According to the Vienna-based IPI’s Death Watch, as many as 40 journalists lost their lives over the last year. Of these, 25 were killed in targeted attacks in retaliation for their work, frequently in response to reports exposing corruption or the activities of crime syndicates. Some eight journalists were killed while covering armed conflicts in Afghanistan, Syria and Yemen and one journalist was killed covering civil unrest. Six journalists died while on assignment, two in Somalia and one each in Brazil, Turkey, the United Kingdom and the United States.

The majority of targeted killings took place in the Americas, where some 18 journalists were killed, including nine alone in Mexico. Two journalists were killed in Colombia, Honduras and Haiti each and one was murdered in Brazil.

Journalists killed in connection with their work, November 2018 – November 2019. Source: IPI Death Watch.

Although there has been a considerable decrease in the number of journalists killed in the last 12 months as compared with the same period last year in which 100 journalists had lost their lives in relation to their work, impunity for journalist killings nevertheless remains rampant. None of the killings over the past year has been fully resolved, and investigations in the vast majority of cases remain tardy or nonexistent.

Analysis of the Death Watch data shows that over the years the majority of the targeted killings have taken place in democracies and impunity for such crimes remains high in these countries.

“Press freedom is an essential ingredient of a vibrant democracy, but democratic governments are not merely failing to protect journalists, they are not even ensuring proper investigations into the killings in their countries”, IPI Director of Advocacy Ravi R. Prasad said. “Democratic nations have to do more to protect journalists not just from being killed, but also from the online threats they are subjected to.”

In Europe, which champions democracy, human rights and press freedom around the world, there remains complete impunity for the 2017 killing of journalist Daphne Caruana Galizia. By contrast, prosecutors in fellow EU member state Slovakia this month indicted the alleged mastermind and three further suspects in the February 2018 murder of investigative journalism Ján Kuciak and his fiancée.

Outside Europe, democracies are failing to eradicate impunity. Two years after Gauri Lankesh was short dead outside her house in Bangalore, Indian police have yet to bring the masterminds behind the murder before justice. Similarly, in Ghana, there remains impunity for the January 2019 murder of Ahmed Hussein-Suale.

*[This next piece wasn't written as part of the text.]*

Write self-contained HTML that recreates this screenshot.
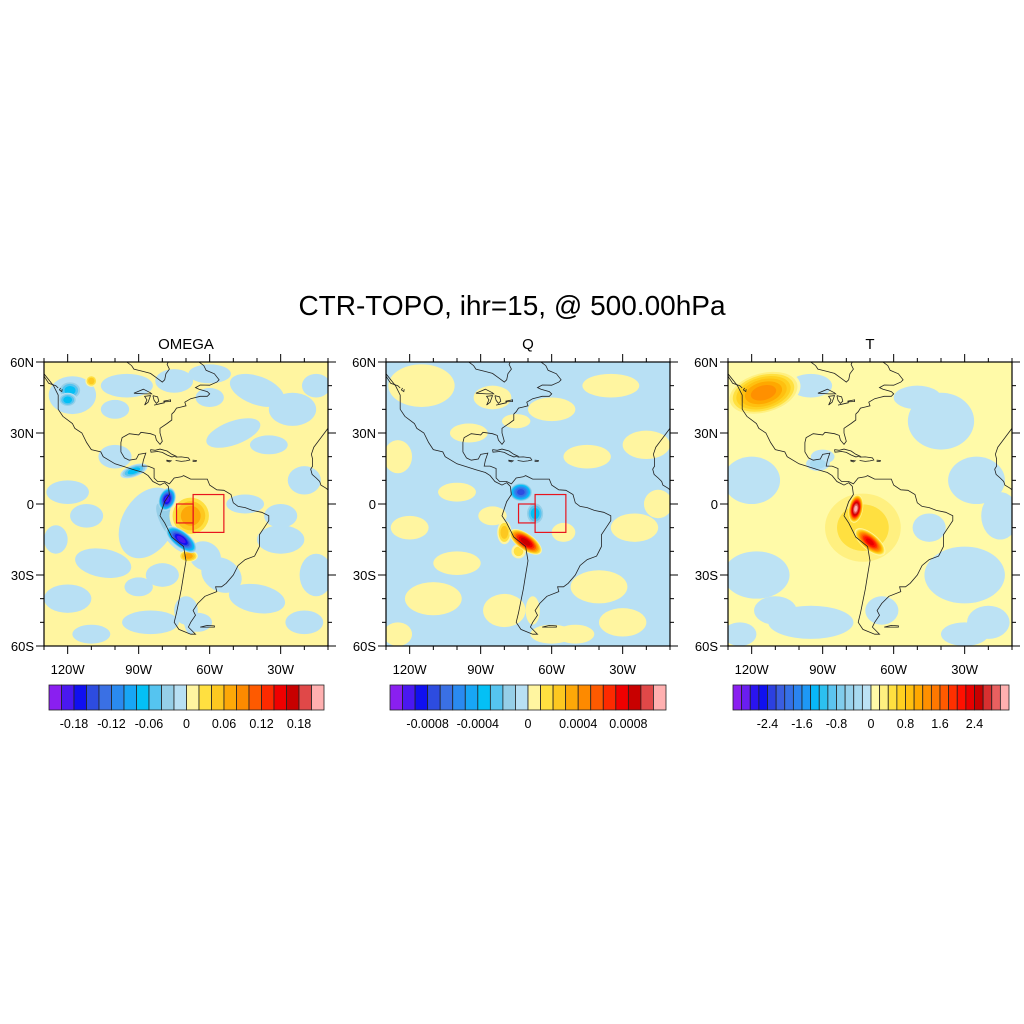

Mexico, Latin America’s second most populous democracy, remains a world leader in impunity; recent murders of high-profile journalists such as Javier Valdez Cárdenas and Miroslava Breach Velducea remain unsolved.

The killing of Jamal Khashoggi, a columnist for The Washington Post, on October 2 last year, is an example of rampant impunity for crimes against journalists. But while pressure has risen on Saudi Arabia in some corners, the Kingdom’s democratic allies have so far failed to hold it to account.